**Data listing**
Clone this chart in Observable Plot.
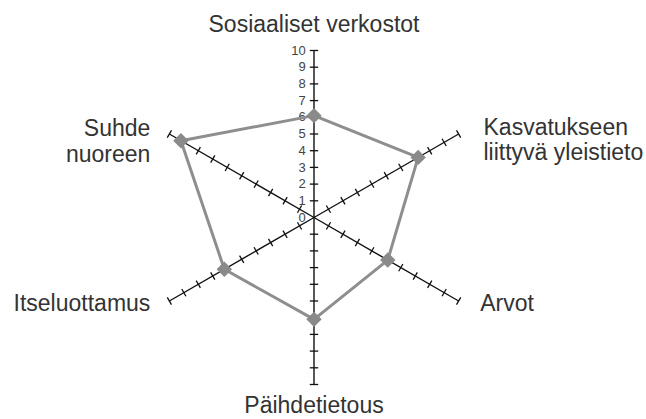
<!DOCTYPE html>
<html><head><meta charset="utf-8">
<script src="https://cdn.jsdelivr.net/npm/d3@7"></script>
<script src="https://cdn.jsdelivr.net/npm/@observablehq/plot@0.6"></script>
<style>body{margin:0;background:#fff}</style>
</head><body><div id="chart"></div>
<script>
// ---- data ----
const categories = ["Sosiaaliset verkostot", "Kasvatukseen\nliittyvä yleistieto", "Arvot", "Päihdetietous", "Itseluottamus", "Suhde\nnuoreen"];
const values = [6.1, 7.2, 5.1, 6.1, 6.2, 9.2];
const tickValues = [0, 1, 2, 3, 4, 5, 6, 7, 8, 9, 10];
const tickLabels = ["0", "1", "2", "3", "4", "5", "6", "7", "8", "9", "10"];

// ---- layout ----
const W = 646, H = 419, cx = 313.5, cy = 217, unit = 16.7;
const maxV = 10;
const angles = categories.map((_, i) => Math.PI / 2 - i * Math.PI / 3);
// label placement (data units relative to centre) and anchors
const labelX = [0, 10.15, 9.95, 0, -9.8, -9.8];
const labelY = [11.1, 3.45, -5.6, -11.72, -5.6, 3.35];
const labelAnchor = ["middle", "start", "start", "middle", "end", "end"];

const points = categories.map((c, i) => ({
  name: c, v: values[i],
  x: values[i] * Math.cos(angles[i]),
  y: values[i] * Math.sin(angles[i])
}));
const axes = angles.map(a => ({x1: 0, y1: 0, x2: maxV * Math.cos(a), y2: maxV * Math.sin(a)}));
const h = 4.2 / unit;
const ticks = [];
angles.forEach(a => {
  tickValues.filter(t => t > 0).forEach(t => {
    const px = t * Math.cos(a), py = t * Math.sin(a);
    const nx = -Math.sin(a), ny = Math.cos(a);
    ticks.push({x1: px - nx * h, y1: py - ny * h, x2: px + nx * h, y2: py + ny * h});
  });
});
const labels = categories.map((c, i) => ({text: c, x: labelX[i], y: labelY[i], anchor: labelAnchor[i]}));
const tickText = tickValues.map((t, i) => ({t, label: tickLabels[i]}));

const chart = Plot.plot({
  width: W, height: H,
  marginTop: 0, marginRight: 0, marginBottom: 0, marginLeft: 0,
  x: {domain: [-cx / unit, (W - cx) / unit], axis: null},
  y: {domain: [-(H - cy) / unit, cy / unit], axis: null},
  style: {fontFamily: "'Liberation Sans', Arial, Helvetica, sans-serif", background: "#fff"},
  marks: [
    Plot.link(axes, {x1: "x1", y1: "y1", x2: "x2", y2: "y2", stroke: "#111", strokeWidth: 1.4}),
    Plot.link(ticks, {x1: "x1", y1: "y1", x2: "x2", y2: "y2", stroke: "#111", strokeWidth: 1.3}),
    Plot.text(tickText, {x: -0.5, y: "t", text: "label", textAnchor: "end", fontSize: 13, fill: "#444"}),
    Plot.line(points, {x: "x", y: "y", curve: "linear-closed", stroke: "#8e8e8e", strokeWidth: 3}),
    Plot.dot(points, {x: "x", y: "y", symbol: "diamond2", r: 6, fill: "#8a8a8a", stroke: "#8a8a8a"}),
    ...["middle", "start", "end"].map(anc =>
      Plot.text(labels.filter(d => d.anchor === anc), {x: "x", y: "y", text: "text", textAnchor: anc, lineAnchor: "bottom", lineHeight: 1.1, fontSize: 23, fill: "#333"}))
  ]
});
document.getElementById("chart").append(chart);
</script>
</body></html>
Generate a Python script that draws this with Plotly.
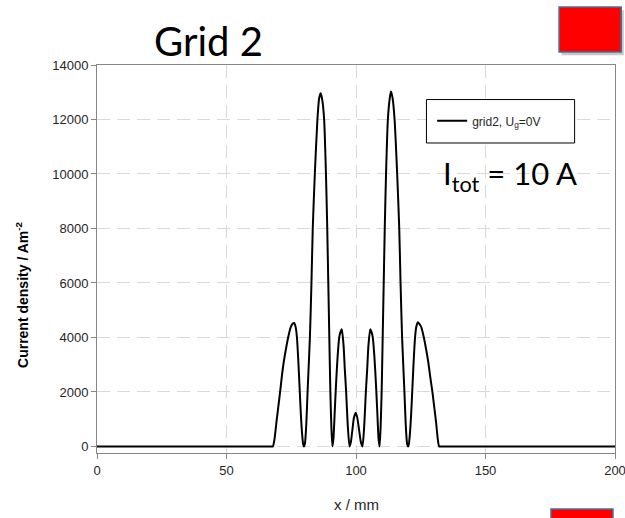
import plotly.graph_objects as go

# ---- data ----
x_mm = [0, 40, 66.5, 67.5, 67.9, 68.5, 69.3, 70.0, 70.7, 71.4, 72.1, 72.9, 73.8, 74.8, 75.6, 76.1,
        76.7, 77.2, 77.7, 78.2, 78.7, 79.2, 79.6, 79.9,
        80.3, 80.8, 81.3, 82.2, 82.8, 83.3, 84.1, 85.1, 85.8, 86.4, 87.0, 87.7, 88.4, 88.9,
        89.3, 89.7, 90.1, 90.5, 90.9,
        91.3, 91.8, 92.3, 92.9, 93.6, 94.5, 95.2, 95.7, 96.2, 96.8, 97.5,
        98.0, 98.6, 99.2, 99.9, 100.5, 101.2, 101.9, 102.5,
        103.2, 103.8, 104.3, 104.8, 105.5, 106.4, 107.1, 107.7, 108.2, 108.7, 109.1,
        109.5, 109.9, 110.3, 110.7, 111.1, 111.6, 112.3, 113.0, 113.5, 114.1, 114.9, 115.9,
        116.7, 117.2, 117.8, 118.7, 119.2, 119.7, 120.1,
        120.4, 120.8, 121.3, 121.8, 122.3, 122.8, 123.3, 123.9, 124.4, 125.2, 126.2, 127.1,
        127.9, 128.6, 129.5, 130.2, 130.9, 131.6, 132.1, 133.0, 160, 200]
current_density = [0, 0, 0, 0, 0, 250, 900, 1450, 2000, 2600, 3100, 3550, 4000, 4380, 4510, 4530,
                   4380, 4000, 3200, 2200, 1200, 450, 80, 0,
                   120, 800, 2000, 4000, 6000, 8000, 10000, 12000, 12800, 12960, 12700, 12000, 10000, 8000,
                   6000, 4000, 2000, 700, 0,
                   300, 1300, 2300, 3300, 4050, 4300, 3700, 2800, 2000, 800, 0,
                   150, 600, 1050, 1240, 1050, 600, 150, 0,
                   800, 2000, 2800, 3700, 4300, 4050, 3300, 2300, 1300, 300, 0,
                   700, 2000, 4000, 6000, 8000, 10000, 12000, 12760, 13030, 12800, 12000, 10000,
                   8000, 6000, 4000, 2000, 800, 120, 0,
                   80, 450, 1200, 2200, 3200, 4000, 4400, 4560, 4510, 4380, 4000, 3550,
                   3100, 2600, 2000, 1450, 900, 250, 0, 0, 0, 0]
x_ticks = [0, 50, 100, 150, 200]
x_tick_labels = ["0", "50", "100", "150", "200"]
y_ticks = [0, 2000, 4000, 6000, 8000, 10000, 12000, 14000]
y_tick_labels = ["0", "2000", "4000", "6000", "8000", "10000", "12000", "14000"]
series_name = "grid2, U<sub>g</sub>=0V"
chart_title = "Grid 2"
current_note = "I<sub>tot</sub> = 10 A"
x_title = "x / mm"
y_title = "<b>Current density / Am<sup>-2</sup></b>"

AX = "#868686"
GRID = "#d9d9d9"
TXT = "#262626"

fig = go.Figure()
fig.add_trace(go.Scatter(
    x=x_mm, y=current_density, mode="lines", name=series_name,
    line=dict(color="black", width=2, shape="spline", smoothing=0.6),
    showlegend=True,
))

axis_common = dict(
    showline=True, linecolor=AX, linewidth=1, mirror=True,
    ticks="outside", ticklen=5, tickwidth=1, tickcolor=AX,
    showgrid=True, gridcolor=GRID, gridwidth=1, griddash="13px,7px",
    zeroline=False, ticklabeloverflow="allow", automargin=False,
    tickfont=dict(family="Liberation Sans, Arial, sans-serif", size=13, color=TXT),
)

fig.update_layout(
    width=625, height=518,
    margin=dict(l=97, r=10, t=65, b=65, autoexpand=False),
    paper_bgcolor="white", plot_bgcolor="white",
    xaxis=dict(range=[0, 200], tickmode="array", tickvals=x_ticks, ticktext=x_tick_labels, **axis_common),
    yaxis=dict(range=[-240, 14000], tickmode="array", tickvals=y_ticks, ticktext=y_tick_labels, **axis_common),
    showlegend=True,
    legend=dict(
        x=0.647, y=0.856, xanchor="left", yanchor="middle",
        bgcolor="rgba(0,0,0,0)", borderwidth=0,
        font=dict(family="Liberation Sans, Arial, sans-serif", size=12, color=TXT),
    ),
)

shapes = [
    # legend frame
    dict(type="rect", xref="paper", yref="paper", x0=0.636, x1=0.922, y0=0.799, y1=0.911,
         line=dict(color="black", width=1), fillcolor="white", layer="above"),
    # top red square: shadow then square
    dict(type="rect", xref="paper", yref="paper", x0=0.897, x1=1.017, y0=1.025, y1=1.141,
         line=dict(width=0), fillcolor="rgba(0,0,0,0.22)", layer="above"),
    dict(type="rect", xref="paper", yref="paper", x0=0.892, x1=1.012, y0=1.0335, y1=1.1495,
         line=dict(color="#41719C", width=1.5), fillcolor="#FF0000", layer="above"),
    # bottom red square (cut by the edge)
    dict(type="rect", xref="paper", yref="paper", x0=0.8764, x1=0.9961, y0=-0.30, y1=-0.1443,
         line=dict(color="#41719C", width=1.5), fillcolor="#FF0000", layer="above"),
]
fig.update_layout(shapes=shapes)

fig.add_annotation(text=chart_title, xref="paper", yref="paper", x=0.216, y=1.062,
                   xanchor="center", yanchor="middle", showarrow=False,
                   font=dict(family="Lato, sans-serif", size=40, color="black"))
fig.add_annotation(text=current_note, xref="paper", yref="paper", x=0.664, y=0.716,
                   xanchor="left", yanchor="middle", showarrow=False,
                   font=dict(family="Lato, sans-serif", size=31, color="black"))
fig.add_annotation(text=y_title, xref="paper", yref="paper", x=-0.145, y=0.407,
                   xanchor="center", yanchor="middle", showarrow=False, textangle=-90,
                   font=dict(family="Liberation Sans, Arial, sans-serif", size=14, color="black"))
fig.add_annotation(text=x_title, xref="paper", yref="paper", x=0.5, y=-0.134,
                   xanchor="center", yanchor="middle", showarrow=False,
                   font=dict(family="Liberation Sans, Arial, sans-serif", size=15, color=TXT))

fig.write_html("out.html")
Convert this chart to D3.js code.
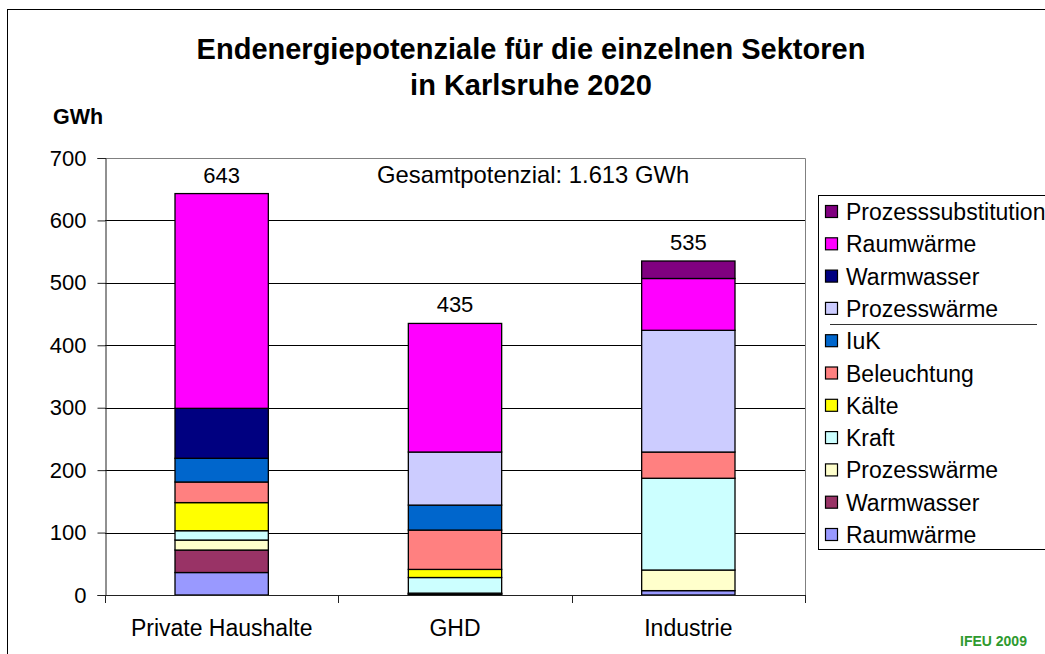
<!DOCTYPE html>
<html><head><meta charset="utf-8">
<script src="https://cdn.jsdelivr.net/npm/d3@7"></script>
<style>body{margin:0;background:#fff}svg{display:block;font-family:"Liberation Sans",Arial,sans-serif}</style>
</head><body>
<script>
const categories = ["Private Haushalte", "GHD", "Industrie"];
// series from bottom of stack to top
const seriesNames = ["Raumwärme","Warmwasser","Prozesswärme","Kraft","Kälte","Beleuchtung","IuK","Prozesswärme","Warmwasser","Raumwärme","Prozesssubstitution"];
const seriesColors = ["#9999FF","#993366","#FFFFCC","#CCFFFF","#FFFF00","#FF8080","#0066CC","#CCCCFF","#000080","#FF00FF","#800080"];
const valuesPH  = [36, 36, 16, 15, 45, 33, 38, 0, 80, 344, 0];
const valuesGHD = [1, 1, 1, 25, 13, 63, 40, 85, 0, 206, 0];
const valuesIND = [7, 0, 33, 147, 0, 42, 0, 195, 0, 83, 28];
const yTicks = [0,100,200,300,400,500,600,700];
const titleLines = ["Endenergiepotenziale für die einzelnen Sektoren","in Karlsruhe 2020"];
const totalLabel = "Gesamtpotenzial: 1.613 GWh";

const W=1045,H=654;
const svg=d3.select("body").append("svg").attr("width",W).attr("height",H);
svg.append("rect").attr("x",7.5).attr("y",9.5).attr("width",1200).attr("height",800).attr("fill","#fff").attr("stroke","#000");

const L=105,R=805,T=158,B=595;
const x=d3.scaleBand().domain(categories).range([L,R]).paddingInner(0.6).paddingOuter(0.3);
const y=d3.scaleLinear().domain([0,700]).range([B,T]);

// gridlines
svg.append("g").selectAll("line").data(yTicks.filter(t=>t>0&&t<700)).join("line")
  .attr("x1",L).attr("x2",R).attr("y1",d=>Math.round(y(d))+0.5).attr("y2",d=>Math.round(y(d))+0.5)
  .attr("stroke","#000").attr("stroke-width",1);
// plot border top/right
svg.append("path").attr("d",`M${L},${T+0.5}H${R+0.5}V${B}`).attr("fill","none").attr("stroke","#808080");

const vals=[valuesPH,valuesGHD,valuesIND];
const rows=categories.map((c,i)=>{const o={cat:c};seriesNames.forEach((s,j)=>o["s"+j]=vals[i][j]);return o;});
const keys=seriesNames.map((s,j)=>"s"+j);
const stack=d3.stack().keys(keys)(rows);
svg.append("g").selectAll("g").data(stack).join("g")
  .attr("fill",(d,i)=>seriesColors[i])
  .selectAll("rect").data(d=>d).join("rect")
  .attr("x",d=>x(d.data.cat)).attr("width",x.bandwidth())
  .attr("y",d=>y(d[1])).attr("height",d=>Math.max(0,y(d[0])-y(d[1])))
  .attr("stroke","#000").attr("stroke-width",1.3)
  .style("display",d=>d[1]-d[0]>0?null:"none");

// y axis
const ya=svg.append("g").attr("transform",`translate(${L+0.5},0)`)
  .call(d3.axisLeft(y).tickValues(yTicks).tickSize(8).tickPadding(11).tickFormat(d3.format("d")));
ya.select(".domain").attr("stroke","#222");
ya.selectAll(".tick line").attr("stroke","#222");
ya.selectAll("text").attr("font-size",22).attr("font-family","Liberation Sans, Arial").attr("fill","#000");

// x axis
svg.append("line").attr("x1",L).attr("x2",R+1).attr("y1",B+0.5).attr("y2",B+0.5).attr("stroke","#222");
const bounds=[0,1,2,3].map(i=>L+i*x.step());
svg.append("g").selectAll("line").data(bounds).join("line")
  .attr("x1",d=>Math.round(d)+0.5).attr("x2",d=>Math.round(d)+0.5).attr("y1",B).attr("y2",B+8).attr("stroke","#222");
svg.append("g").selectAll("text").data(categories).join("text")
  .attr("x",d=>x(d)+x.bandwidth()/2).attr("y",636).attr("text-anchor","middle")
  .attr("font-size",23).text(d=>d);

// totals
svg.append("g").selectAll("text").data(rows).join("text")
  .attr("x",d=>x(d.cat)+x.bandwidth()/2)
  .attr("y",(d,i)=>y(d3.sum(vals[i]))-11).attr("text-anchor","middle")
  .attr("font-size",22).text((d,i)=>d3.sum(vals[i]));

svg.append("text").attr("x",377).attr("y",183).attr("font-size",23.8).text(totalLabel);

// title
svg.append("g").selectAll("text").data(titleLines).join("text")
  .attr("x",531).attr("y",(d,i)=>59+i*36).attr("text-anchor","middle")
  .attr("font-size",29).attr("font-weight","bold").text(d=>d);
svg.append("text").attr("x",53).attr("y",124).attr("font-size",21.5).attr("font-weight","bold").text("GWh");

// legend
const lg=svg.append("g");
lg.append("rect").attr("x",818.5).attr("y",195.5).attr("width",300).attr("height",354).attr("fill","#fff").attr("stroke","#000");
const order=d3.range(seriesNames.length).reverse();
const li=lg.selectAll("g").data(order).join("g").attr("transform",(d,i)=>`translate(0,${220+i*32.3})`);
li.append("rect").attr("x",825.5).attr("y",-14.5).attr("width",12).attr("height",12)
  .attr("fill",d=>seriesColors[d]).attr("stroke","#000").attr("stroke-width",1.2);
li.append("text").attr("x",846).attr("y",0).attr("font-size",23).text(d=>seriesNames[d]);
lg.append("line").attr("x1",830).attr("x2",1037).attr("y1",324.5).attr("y2",324.5).attr("stroke","#333");

svg.append("text").attr("x",960).attr("y",646).attr("font-size",14).attr("font-weight","bold").attr("fill","#2E9A2E").text("IFEU 2009");
</script>
</body></html>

**Description of the task**
Return all lines containing the word "this".

**Result**
Clone this chart in Observable Plot.
Generate a Python script that draws this with Plotly.
Convert this chart to D3.js code.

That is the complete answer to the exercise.